Research Methodology

Nihon Equity Research finds small- and medium-size Japanese stocks that are poised to record substantial price increases over the next 12 to 18 months. We have the business contacts, financial acumen, and investment know-how to expertly research and evaluate Japanese equities. We are completely bilingual, so we can quickly examine massive amounts of financial information from both standard and little-known Japanese sources. Our research universe extends beyond the high-profile, first-section TSE stocks to include issues on smaller exchanges – eg, Jasdaq, Mothers, and Hercules -- that often receive little attention from fund managers.

Our methodology is grounded in fundamental analysis but tailored to the peculiar requirements of Japanese stock markets. We customize our research to meet client objectives and have the flexibility to adopt our methods to client needs. Here is an overview of our approach:

1. Determine client requirements We first establish the client's unique needs and investment goals. Our assessment includes asset allocation, growth versus value, market caps, return benchmarks, country allocation, risk, sector allocation, and liquidity.

2. Find sectors with outstanding potential  We assess the prospects for the Japanese economy using both public and private resources.

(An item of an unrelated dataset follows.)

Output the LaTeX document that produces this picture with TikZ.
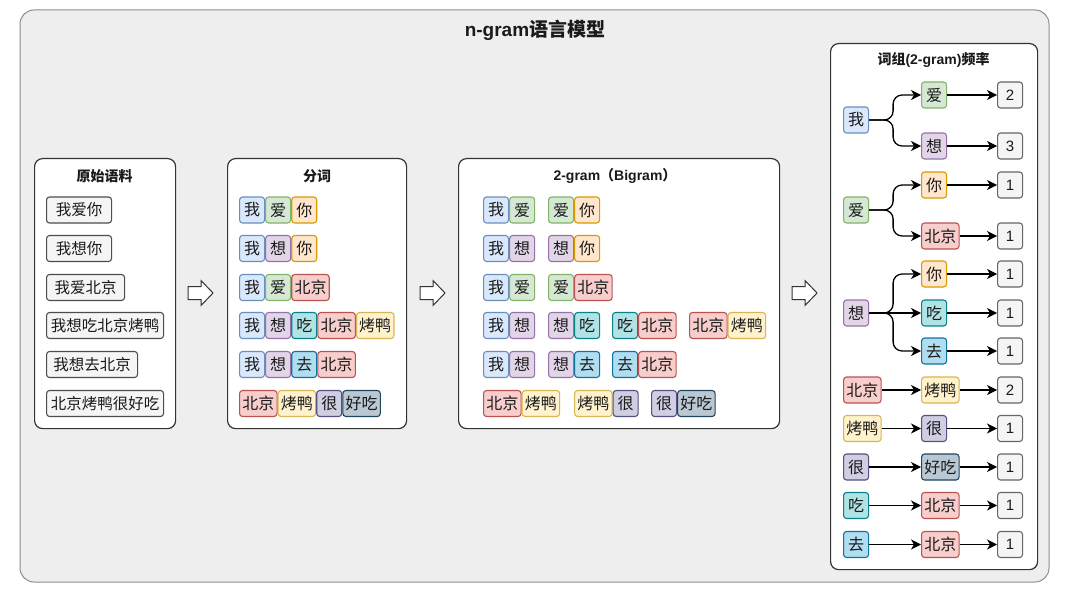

We determine which sectors will record the fastest growth in this economic setting, based on our interviews with Japanese executives and scrutiny of industry data. Our selections are strongly influenced by the financial, legal, and social currents that will have a powerful impact on Japanese business. These factors include postal system deregulation, the aging of the population, and the unraveling of cross-shareholdings.

3. Calculate company growth rates  Within these high-potential industries, we forecast sales, dividends, and cash flow growth for each company, focusing on individual product lines, operating margins, industry trends, and the economic outlook. We smooth growth rates for dozens of metrics, including both renketsu (consolidated) and tandoku (parent-company) financial measures, as well as nonfinancial indicators of performance. For each company, we compare projections against peer averages.  

4. Assess the company's financial strength  We appraise the company's financial muscle through extensive ratio analysis, evaluation of earnings quality, and estimates of positive operating cash flow. We make certain the company has the financial stability to achieve its performance targets, 

5. Define and analyze risk factors We determine risk to growth and earnings performance based on management quality, competitive strength, customer loyalty, adequacy of supply, workforce quality, legal factors, and other elements of their operations.

6. Determine the stock's "sleeper quotient"  In other words, we answer the question: Does this company remain largely undiscovered? We look at trading volumes, price movements, market cap, and other factors.

7. Appraise owner benefits We look at management's stance toward shareholders. Are managers handling shareholders’ money rationally?  Has management increased shareholder value?  

8. Perform valuation analysis We set a threshold of a minimum 25% discount to intrinsic value, calculated from our cash flow growth forecast discounted by the company’s cost of capital.

In short, the Nihon Equity Research approach customizes the research process to fit the needs of fund managers, who benefit from the efficient screening and superior analysis made possible by our Japanese market focus and knowledge.